と言う事で、8月のお盆のシーズンのお薦め映画としてこの作品を推薦したい!
現代版怪談だが、見所は染み入ってくる家族愛の演出の良さ
総合:80点
ストーリー: 65
キャスト: 85
演出: 80
ビジュアル: 65
音楽: 70
最初は何故急に両親が現れたのかわからなかった。怪談の現代版なのかと思ってみていた。だが幼い時に両親を亡くし、今また離婚したばかりの孤独な中年男に染み入る家族の愛情が、見ているうちにだんだんとしかしはっきりと感じられるようになる。特に片岡・秋吉の両親役二人の出演者の演技に加えて、このあたりの演出は流石に人の交流を多く描いてきた大林監督のうまさが出ている。だんだんとその愛情に癒されていく風間杜夫の変化が良くわかる。それでも風間杜夫が衰えていくのは、体力の消耗以上に彼が家族の愛情を必要としているからなんだろうと思っていた。

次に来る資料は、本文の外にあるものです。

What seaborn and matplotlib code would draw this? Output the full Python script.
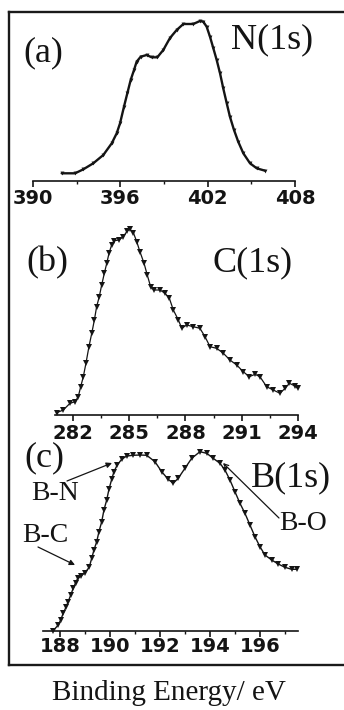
import numpy as np
import pandas as pd
import matplotlib
matplotlib.use("Agg")
import matplotlib.pyplot as plt
from matplotlib.ticker import MultipleLocator
import seaborn as sns

# ---------------- data ----------------
n1s_energy = [391.97, 392.89, 393.46, 394.14, 394.83, 395.41, 395.75, 395.98, 396.25, 396.48,
              396.71, 396.94, 397.12, 397.40, 397.81, 398.15, 398.54, 398.95, 399.41, 399.87,
              400.33, 401.01, 401.47, 401.70, 401.93, 402.16, 402.39, 402.62, 402.85, 403.07,
              403.31, 403.53, 403.81, 404.10, 404.45, 404.91, 405.37, 405.94]
n1s_counts = [7.7, 7.7, 11.7, 17.7, 26.0, 37.7, 47.7, 57.7, 74.3, 87.7,
              101.0, 111.0, 119.3, 124.3, 126.0, 123.7, 123.7, 131.0, 143.0, 151.0,
              157.0, 157.0, 160.0, 159.3, 154.3, 144.3, 132.7, 121.0, 107.7, 92.7,
              77.7, 64.3, 51.0, 39.3, 27.7, 17.7, 12.7, 10.3]

c1s_energy = [281.13, 281.48, 281.84, 282.11, 282.28, 282.41, 282.55, 282.69, 282.85, 283.00,
              283.14, 283.26, 283.40, 283.53, 283.67, 283.80, 283.92, 284.06, 284.19, 284.45,
              284.68, 284.90, 285.04, 285.22, 285.40, 285.57, 285.79, 285.96, 286.14, 286.32,
              286.64, 286.91, 287.14, 287.35, 287.62, 287.80, 288.06, 288.42, 288.77, 289.04,
              289.31, 289.66, 290.02, 290.37, 290.73, 291.08, 291.40, 291.71, 291.97, 292.33,
              292.68, 293.04, 293.31, 293.54, 293.84, 293.98]
c1s_counts = [2.3, 5.0, 11.7, 13.3, 18.3, 28.3, 38.3, 51.7, 68.3, 81.7,
              95.0, 108.3, 118.3, 130.0, 141.7, 151.7, 161.7, 170.0, 174.3, 175.0,
              178.3, 184.3, 185.7, 182.3, 173.3, 163.3, 151.7, 140.0, 128.3, 125.0,
              125.0, 121.7, 116.7, 105.0, 95.0, 86.7, 90.0, 88.3, 86.7, 78.3,
              68.3, 66.7, 61.7, 55.0, 50.0, 43.3, 38.3, 40.7, 38.3, 28.3,
              25.0, 21.7, 26.7, 31.7, 29.0, 26.7]

b1s_energy = [187.73, 187.93, 188.03, 188.13, 188.24, 188.33, 188.43, 188.53, 188.63, 188.71,
              188.84, 189.00, 189.17, 189.27, 189.36, 189.47, 189.56, 189.67, 189.76, 189.87,
              189.96, 190.07, 190.16, 190.29, 190.47, 190.67, 190.93, 191.20, 191.47, 191.80,
              192.07, 192.33, 192.53, 192.73, 193.00, 193.27, 193.60, 193.87, 194.13, 194.40,
              194.60, 194.80, 195.00, 195.20, 195.40, 195.60, 195.80, 196.00, 196.20, 196.47,
              196.73, 197.00, 197.27, 197.47]
b1s_counts = [0.3, 6.0, 11.0, 17.7, 23.7, 29.3, 36.0, 42.7, 48.3, 52.7,
              55.0, 58.3, 63.7, 72.7, 81.0, 89.3, 99.3, 109.3, 121.0, 131.0,
              141.7, 151.7, 159.3, 166.0, 171.7, 175.0, 175.7, 176.0, 175.7, 169.3,
              159.3, 151.7, 147.7, 152.7, 162.7, 172.7, 179.3, 177.7, 172.7, 167.7,
              161.0, 151.0, 139.3, 127.7, 117.7, 106.0, 94.3, 84.3, 76.0, 71.0,
              67.0, 63.7, 61.7, 61.7]

panel_letters = ["(a)", "(b)", "(c)"]
panel_titles = ["N(1s)", "C(1s)", "B(1s)"]
bond_labels = ["B-N", "B-C", "B-O"]
x_label = "Binding Energy/ eV"

# ---------------- style ----------------
sns.set_style("white")
plt.rcParams["font.family"] = ["Liberation Serif", "DejaVu Serif"]

W, H = 344, 710
fig = plt.figure(figsize=(W / 100, H / 100), dpi=100)


def fx(x):
    return x / W


def fy(y):
    return 1 - y / H


def add_ax(left, right, top, bottom):
    return fig.add_axes([fx(left), fy(bottom), (right - left) / W, (bottom - top) / H])


# outer frame (left, top, bottom; right side runs off the picture)
frame = add_ax(9, 360, 12, 665)
frame.set_xticks([])
frame.set_yticks([])
frame.patch.set_alpha(0)
for side in ["left", "top", "bottom"]:
    frame.spines[side].set_linewidth(1.7)
    frame.spines[side].set_color("#1a1a1a")
frame.spines["right"].set_visible(False)

ink = "#141414"
tick_font = dict(family=["DejaVu Sans"], weight="bold", size=14)

specs = [
    # energies, counts, (left, right, top, bottom), xlim, ylim, major, minor, pad, ms, lw
    (n1s_energy, n1s_counts, (33, 295, 12, 181), (390, 408), (0, 169), 6, 3, 1.0, 2.8, 1.7),
    (c1s_energy, c1s_counts, (55, 298, 200, 415), (281.04, 294.0), (0, 215), 3, 1.5, 2.2, 4.0, 0.9),
    (b1s_energy, b1s_counts, (42.7, 297.7, 425, 631), (187.31, 197.51), (0, 206), 2, 1, 0.0, 4.0, 1.0),
]

for energies, counts, box, xlim, ylim, major, minor, pad, ms, lw in specs:
    ax = add_ax(box[0], box[1], box[2], box[3])
    ax.patch.set_alpha(0)
    df = pd.DataFrame({"E": energies, "I": counts})
    sns.lineplot(data=df, x="E", y="I", ax=ax, color=ink, linewidth=lw,
                 marker="v", markersize=ms, markeredgewidth=0, markerfacecolor=ink,
                 sort=False, clip_on=False)
    ax.set_xlim(*xlim)
    ax.set_ylim(*ylim)
    ax.set_xlabel("")
    ax.set_ylabel("")
    ax.set_yticks([])
    for side in ["left", "top", "right"]:
        ax.spines[side].set_visible(False)
    ax.spines["bottom"].set_linewidth(1.2)
    ax.spines["bottom"].set_color(ink)
    ax.xaxis.set_major_locator(MultipleLocator(major))
    ax.xaxis.set_minor_locator(MultipleLocator(minor))
    ax.tick_params(axis="x", which="major", direction="out", length=4.5, width=1.2,
                   color=ink, pad=pad, bottom=True)
    ax.tick_params(axis="x", which="minor", direction="out", length=2.5, width=1.0,
                   color=ink, bottom=True)
    for lab in ax.get_xticklabels():
        lab.set_fontproperties(matplotlib.font_manager.FontProperties(**tick_font))
        lab.set_color(ink)

big = 26
fig.text(fx(43), fy(53), panel_letters[0], fontsize=big, ha="center", va="center", color=ink)
fig.text(fx(272), fy(40), panel_titles[0], fontsize=big, ha="center", va="center", color=ink)
fig.text(fx(47), fy(263), panel_letters[1], fontsize=big, ha="center", va="center", color=ink)
fig.text(fx(253), fy(263), panel_titles[1], fontsize=big, ha="center", va="center", color=ink)
fig.text(fx(44), fy(458), panel_letters[2], fontsize=big, ha="center", va="center", color=ink)
fig.text(fx(291), fy(478), panel_titles[2], fontsize=big, ha="center", va="center", color=ink)

small = 20
fig.text(fx(55), fy(494), bond_labels[0], fontsize=small, ha="center", va="center", color=ink)
fig.text(fx(45), fy(536), bond_labels[1], fontsize=small, ha="center", va="center", color=ink)
fig.text(fx(303), fy(524), bond_labels[2], fontsize=small, ha="center", va="center", color=ink)

arrow_kw = dict(arrowstyle="-|>", color=ink, lw=0.9, mutation_scale=8, shrinkA=0, shrinkB=0)
fig.add_artist(matplotlib.patches.FancyArrowPatch((fx(67), fy(481)), (fx(112), fy(463)),
                                                  transform=fig.transFigure, **arrow_kw))
fig.add_artist(matplotlib.patches.FancyArrowPatch((fx(38), fy(547)), (fx(75), fy(565)),
                                                  transform=fig.transFigure, **arrow_kw))
fig.add_artist(matplotlib.patches.FancyArrowPatch((fx(279), fy(518)), (fx(223), fy(463)),
                                                  transform=fig.transFigure,
                                                  **dict(arrow_kw, arrowstyle="->")))

fig.text(fx(169), fy(693), x_label, fontsize=21, ha="center", va="center", color=ink)

fig.savefig("out.png", dpi=100)
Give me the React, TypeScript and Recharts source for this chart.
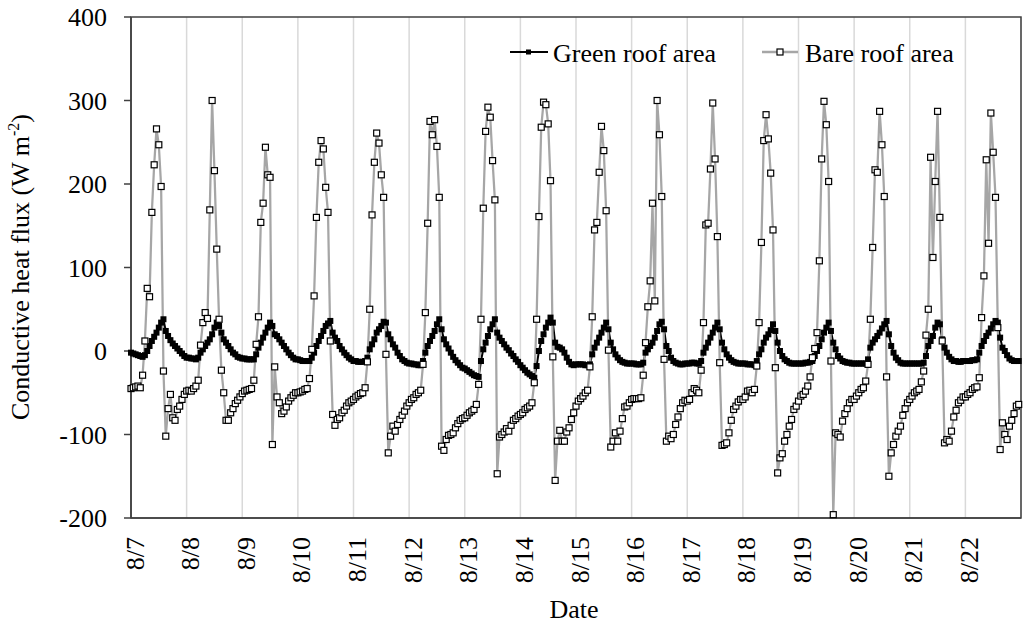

そんな家族との触れ合いの描写がとても素晴らしいと思った反面、物語にはいくつか疑問があって当初は腑に落ちなかった。あんなに息子を愛しているように見える両親は、現世に生きて衰弱していく息子と一緒に、黄泉の国に旅立つつもりだったのだろうか。それとも一時の交流のためだけに現れたのだろうか。
実は映画を見た後に解説を聞いたり調べたりしてようやくわかったのだが、両親は息子を守るために出現したということだ。憑りついた他の幽霊が弱った息子を連れて行かないように、彼に心の平穏を与えて現世に残れるようにしていたのだ。だから彼は踏みとどまることが出来た、ということらしい。
それならば納得できるのだが、最後の最後に彼を救ったのは両親ではなかったわけだし、物語はわかりにくい。だからそこらあたりが響いて、脚本にはあまり高得点を付けなかった。
それでも両親との触れ合いがとても良かったし、それだから最後に彼はまた自分と自分の家族について冷静に見つめ、それまで全く登場しなかった子供に、父親として普通に接することも出来た。またぎりぎりに追いつめられた名取裕子が突然に風間を訪ねる部分も良かった。最初はこんな変な奴いないよと思ったが、彼女は本当に最後の勇気を振り絞って、藁をもつかむ思いで最後の救いを求めに行ったのだ。だからあんなにぎこちなかったのだと納得だし、その演技もあとで見直してみるとたいしたものだった。最後に近い名取裕子との修羅場の場面は映像の技術もたいしたことないしちょっとがっかりだが、欠点を上回る情緒豊かな場面があって、最終的にはいい映画だったと言えた。